··· Source material ···

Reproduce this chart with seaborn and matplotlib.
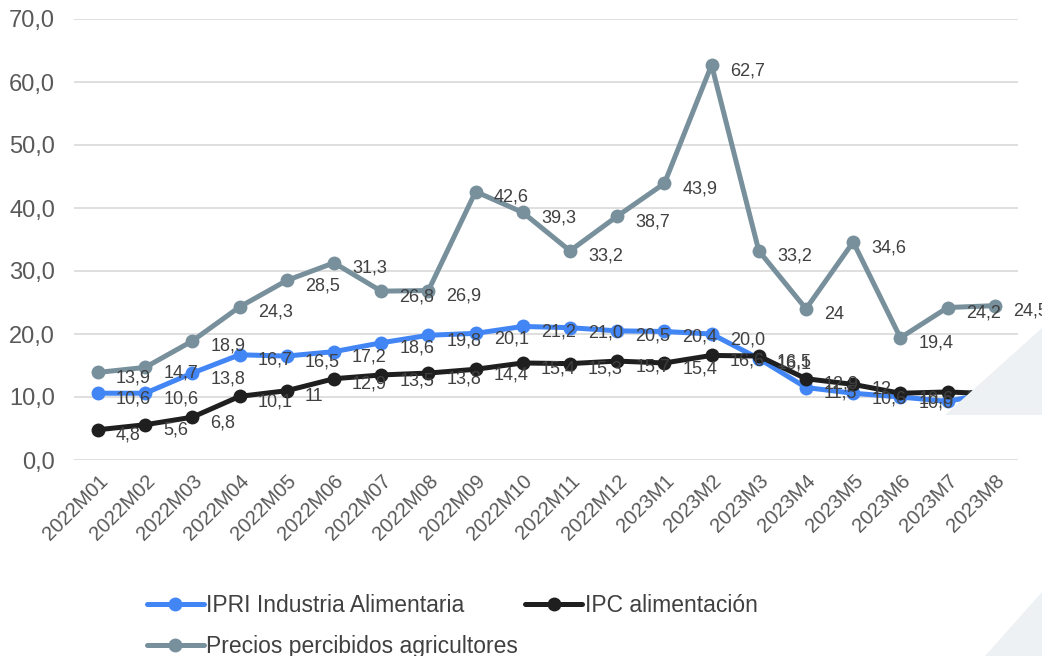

···
··· Source material ···

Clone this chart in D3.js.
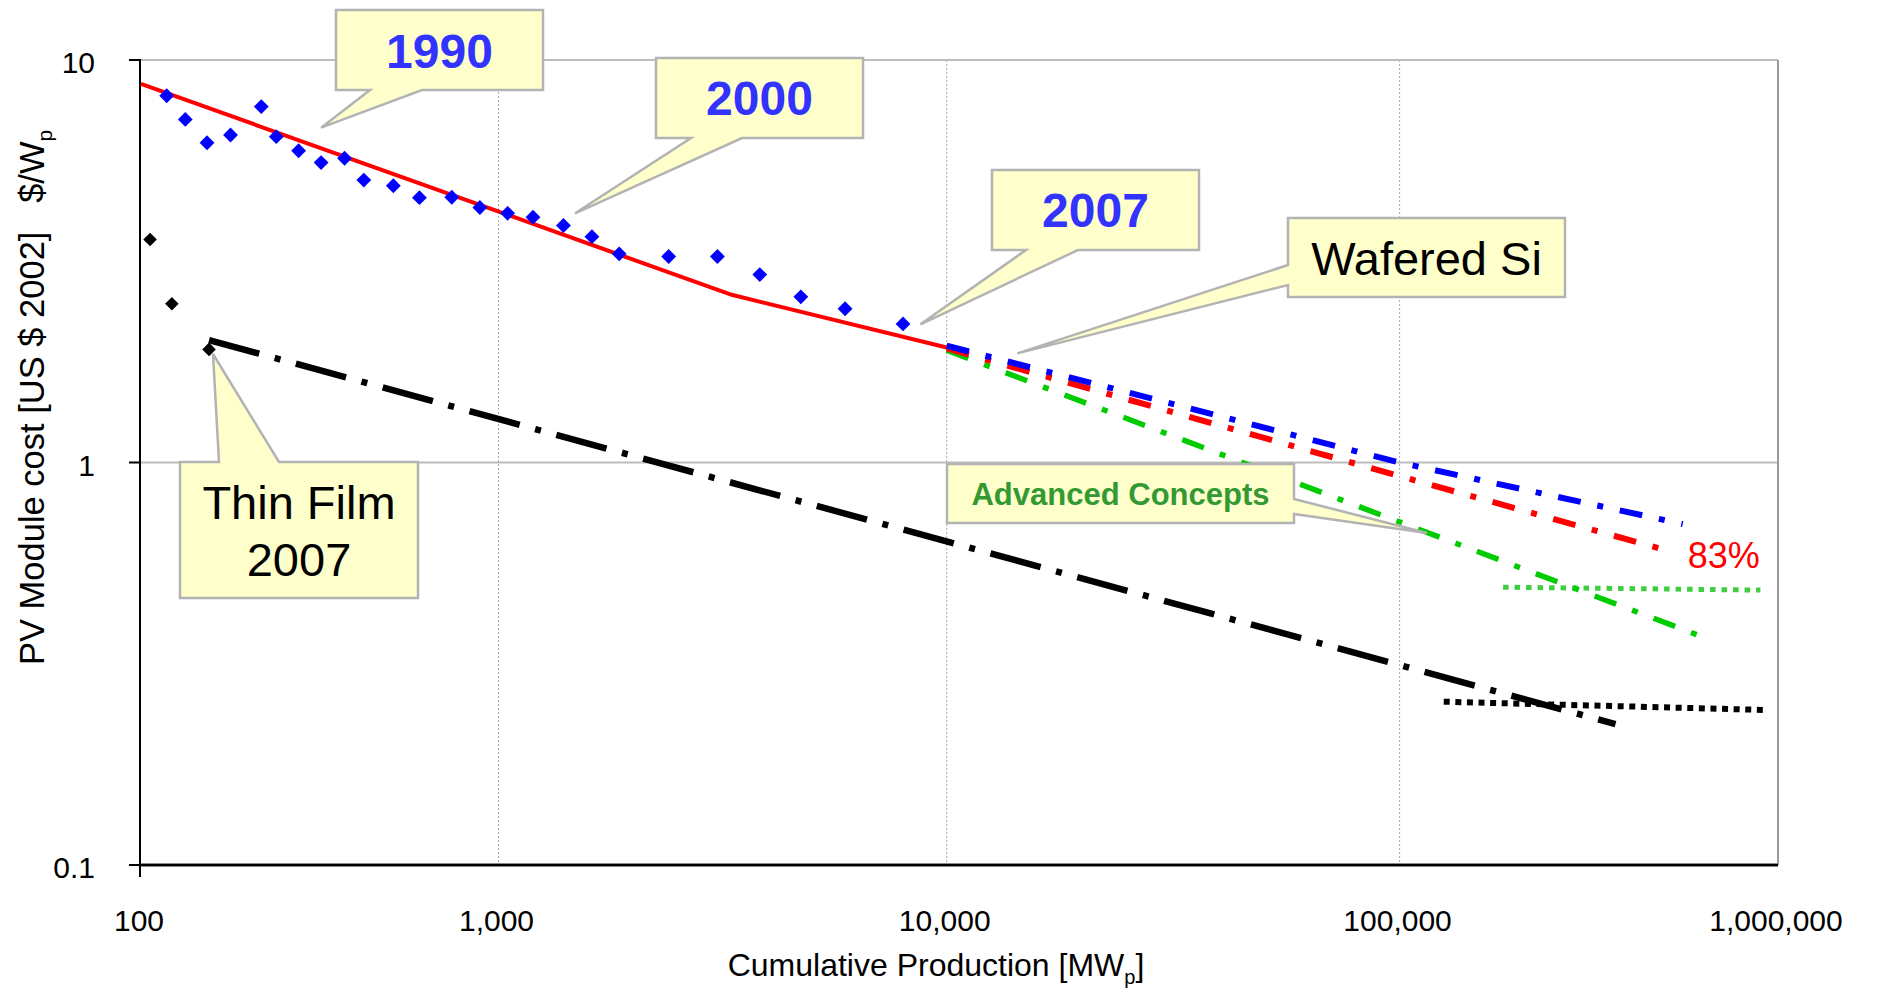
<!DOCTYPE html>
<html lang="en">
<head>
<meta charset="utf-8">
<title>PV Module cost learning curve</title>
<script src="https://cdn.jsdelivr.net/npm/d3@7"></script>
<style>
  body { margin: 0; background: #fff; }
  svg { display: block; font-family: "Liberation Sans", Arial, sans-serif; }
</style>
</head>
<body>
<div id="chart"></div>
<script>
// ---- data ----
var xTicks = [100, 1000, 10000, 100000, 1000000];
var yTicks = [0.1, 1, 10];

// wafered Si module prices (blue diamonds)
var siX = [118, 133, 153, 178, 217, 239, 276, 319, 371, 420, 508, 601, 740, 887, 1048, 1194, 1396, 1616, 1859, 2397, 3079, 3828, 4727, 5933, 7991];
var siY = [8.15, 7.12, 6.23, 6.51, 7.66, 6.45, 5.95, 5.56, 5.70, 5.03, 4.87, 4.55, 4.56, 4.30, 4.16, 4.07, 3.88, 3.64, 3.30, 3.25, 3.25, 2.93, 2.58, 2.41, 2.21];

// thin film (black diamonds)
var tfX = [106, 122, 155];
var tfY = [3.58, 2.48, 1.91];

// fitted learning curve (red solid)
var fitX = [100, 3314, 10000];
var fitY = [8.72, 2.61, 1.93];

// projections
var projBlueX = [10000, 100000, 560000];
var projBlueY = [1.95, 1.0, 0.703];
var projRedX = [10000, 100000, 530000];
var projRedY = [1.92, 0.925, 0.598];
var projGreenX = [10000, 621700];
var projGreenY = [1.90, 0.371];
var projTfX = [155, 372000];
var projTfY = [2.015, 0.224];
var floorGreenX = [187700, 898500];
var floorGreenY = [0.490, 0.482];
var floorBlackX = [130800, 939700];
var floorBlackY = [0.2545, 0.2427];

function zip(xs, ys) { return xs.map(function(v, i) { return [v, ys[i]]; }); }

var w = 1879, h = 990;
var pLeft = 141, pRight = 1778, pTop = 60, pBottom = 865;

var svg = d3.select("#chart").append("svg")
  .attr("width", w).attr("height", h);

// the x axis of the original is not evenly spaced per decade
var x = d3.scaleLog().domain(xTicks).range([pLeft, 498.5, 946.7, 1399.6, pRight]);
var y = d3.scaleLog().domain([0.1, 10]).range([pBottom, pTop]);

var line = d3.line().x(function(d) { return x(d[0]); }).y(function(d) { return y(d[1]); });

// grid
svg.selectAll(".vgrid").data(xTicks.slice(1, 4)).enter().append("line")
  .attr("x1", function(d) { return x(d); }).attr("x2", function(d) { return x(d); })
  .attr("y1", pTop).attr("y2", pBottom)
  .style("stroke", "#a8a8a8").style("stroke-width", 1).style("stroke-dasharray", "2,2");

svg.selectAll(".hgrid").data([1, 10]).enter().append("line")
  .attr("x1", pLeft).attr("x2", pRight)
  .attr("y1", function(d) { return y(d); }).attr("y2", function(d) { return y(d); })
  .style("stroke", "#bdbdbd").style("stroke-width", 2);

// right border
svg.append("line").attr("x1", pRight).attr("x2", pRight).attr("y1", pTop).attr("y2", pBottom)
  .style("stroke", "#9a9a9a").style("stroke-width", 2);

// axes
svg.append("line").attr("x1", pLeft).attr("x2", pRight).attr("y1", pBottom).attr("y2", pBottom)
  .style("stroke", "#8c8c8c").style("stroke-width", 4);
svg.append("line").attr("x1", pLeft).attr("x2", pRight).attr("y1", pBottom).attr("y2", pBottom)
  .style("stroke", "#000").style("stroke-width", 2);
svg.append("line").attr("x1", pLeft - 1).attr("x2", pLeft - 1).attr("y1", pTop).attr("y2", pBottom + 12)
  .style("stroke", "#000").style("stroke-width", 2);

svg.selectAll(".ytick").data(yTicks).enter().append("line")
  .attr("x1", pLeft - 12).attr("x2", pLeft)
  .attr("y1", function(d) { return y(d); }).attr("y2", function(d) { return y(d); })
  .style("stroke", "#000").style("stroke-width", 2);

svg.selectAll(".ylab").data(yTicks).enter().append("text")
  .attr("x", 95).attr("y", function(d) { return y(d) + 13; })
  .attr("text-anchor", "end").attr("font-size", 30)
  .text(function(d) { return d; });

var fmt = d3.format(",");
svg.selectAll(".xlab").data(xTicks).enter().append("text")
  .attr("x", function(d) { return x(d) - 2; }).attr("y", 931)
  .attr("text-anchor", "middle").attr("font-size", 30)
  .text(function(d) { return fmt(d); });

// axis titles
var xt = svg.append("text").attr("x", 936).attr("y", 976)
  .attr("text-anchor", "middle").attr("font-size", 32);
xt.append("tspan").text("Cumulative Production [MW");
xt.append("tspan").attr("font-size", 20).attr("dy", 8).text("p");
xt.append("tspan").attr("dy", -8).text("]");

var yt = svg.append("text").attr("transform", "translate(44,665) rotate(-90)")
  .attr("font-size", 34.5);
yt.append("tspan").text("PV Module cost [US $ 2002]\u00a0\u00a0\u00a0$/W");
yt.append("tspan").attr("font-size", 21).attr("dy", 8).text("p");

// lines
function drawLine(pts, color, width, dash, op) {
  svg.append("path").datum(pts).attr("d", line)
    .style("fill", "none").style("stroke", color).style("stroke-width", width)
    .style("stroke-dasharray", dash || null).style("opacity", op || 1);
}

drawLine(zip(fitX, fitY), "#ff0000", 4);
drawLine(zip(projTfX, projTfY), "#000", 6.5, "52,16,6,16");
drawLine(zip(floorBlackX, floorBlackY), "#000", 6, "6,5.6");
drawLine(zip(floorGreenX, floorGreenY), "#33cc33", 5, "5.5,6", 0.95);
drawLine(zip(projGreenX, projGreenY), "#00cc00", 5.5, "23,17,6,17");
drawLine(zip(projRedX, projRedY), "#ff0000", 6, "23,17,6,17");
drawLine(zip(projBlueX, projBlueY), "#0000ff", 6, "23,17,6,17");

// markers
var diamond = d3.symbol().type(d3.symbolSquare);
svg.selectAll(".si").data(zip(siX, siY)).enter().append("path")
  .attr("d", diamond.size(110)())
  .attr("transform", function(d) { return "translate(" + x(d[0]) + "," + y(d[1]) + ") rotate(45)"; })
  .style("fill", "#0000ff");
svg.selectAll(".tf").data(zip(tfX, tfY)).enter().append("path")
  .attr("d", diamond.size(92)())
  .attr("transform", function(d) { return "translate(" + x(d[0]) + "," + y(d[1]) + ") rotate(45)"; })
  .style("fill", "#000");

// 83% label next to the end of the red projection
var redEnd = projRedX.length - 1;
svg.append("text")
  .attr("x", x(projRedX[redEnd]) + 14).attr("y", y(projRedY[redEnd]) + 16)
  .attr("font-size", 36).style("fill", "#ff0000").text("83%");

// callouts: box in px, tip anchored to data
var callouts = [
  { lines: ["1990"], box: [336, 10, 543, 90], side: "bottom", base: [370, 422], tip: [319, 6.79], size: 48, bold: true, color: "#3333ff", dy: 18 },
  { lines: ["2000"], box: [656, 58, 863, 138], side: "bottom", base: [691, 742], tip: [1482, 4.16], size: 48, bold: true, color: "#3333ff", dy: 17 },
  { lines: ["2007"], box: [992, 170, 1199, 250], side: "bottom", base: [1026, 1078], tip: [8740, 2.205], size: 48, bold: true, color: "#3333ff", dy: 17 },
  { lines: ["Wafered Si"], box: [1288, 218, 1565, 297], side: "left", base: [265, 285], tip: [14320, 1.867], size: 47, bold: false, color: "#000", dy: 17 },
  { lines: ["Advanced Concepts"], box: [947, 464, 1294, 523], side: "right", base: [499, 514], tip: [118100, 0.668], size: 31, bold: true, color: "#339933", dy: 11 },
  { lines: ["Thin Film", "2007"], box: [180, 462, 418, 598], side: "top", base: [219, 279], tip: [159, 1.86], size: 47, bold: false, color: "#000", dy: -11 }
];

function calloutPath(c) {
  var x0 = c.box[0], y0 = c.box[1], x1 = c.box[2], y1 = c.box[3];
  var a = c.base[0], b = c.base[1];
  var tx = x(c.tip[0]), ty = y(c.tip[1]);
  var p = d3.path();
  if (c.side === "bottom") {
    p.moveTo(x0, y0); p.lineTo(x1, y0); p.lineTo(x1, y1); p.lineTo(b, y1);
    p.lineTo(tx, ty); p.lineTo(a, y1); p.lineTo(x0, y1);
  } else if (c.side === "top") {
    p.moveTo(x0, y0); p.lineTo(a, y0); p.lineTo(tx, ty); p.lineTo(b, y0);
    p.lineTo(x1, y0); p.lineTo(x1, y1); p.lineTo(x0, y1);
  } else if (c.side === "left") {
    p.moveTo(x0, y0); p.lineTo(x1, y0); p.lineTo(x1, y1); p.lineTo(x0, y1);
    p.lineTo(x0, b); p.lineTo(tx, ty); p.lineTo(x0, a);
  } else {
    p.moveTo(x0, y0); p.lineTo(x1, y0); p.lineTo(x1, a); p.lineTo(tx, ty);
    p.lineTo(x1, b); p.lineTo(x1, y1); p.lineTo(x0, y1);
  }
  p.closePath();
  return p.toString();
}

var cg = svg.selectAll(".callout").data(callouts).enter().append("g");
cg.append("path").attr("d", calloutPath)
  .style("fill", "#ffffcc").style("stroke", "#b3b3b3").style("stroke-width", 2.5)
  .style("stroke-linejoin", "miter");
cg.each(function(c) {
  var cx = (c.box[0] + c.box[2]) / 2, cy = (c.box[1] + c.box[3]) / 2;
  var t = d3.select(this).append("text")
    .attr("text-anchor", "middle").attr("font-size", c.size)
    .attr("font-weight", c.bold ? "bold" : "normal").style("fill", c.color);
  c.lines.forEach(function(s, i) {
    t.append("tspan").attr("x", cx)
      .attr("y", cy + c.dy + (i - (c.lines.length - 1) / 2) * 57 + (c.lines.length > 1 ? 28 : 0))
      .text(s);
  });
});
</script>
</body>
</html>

···

▸ Directive: Display every line of the listing that contains the string "this".

▸ Output of the exercise:
Reproduce this chart with seaborn and matplotlib.
Clone this chart in D3.js.
  var t = d3.select(this).append("text")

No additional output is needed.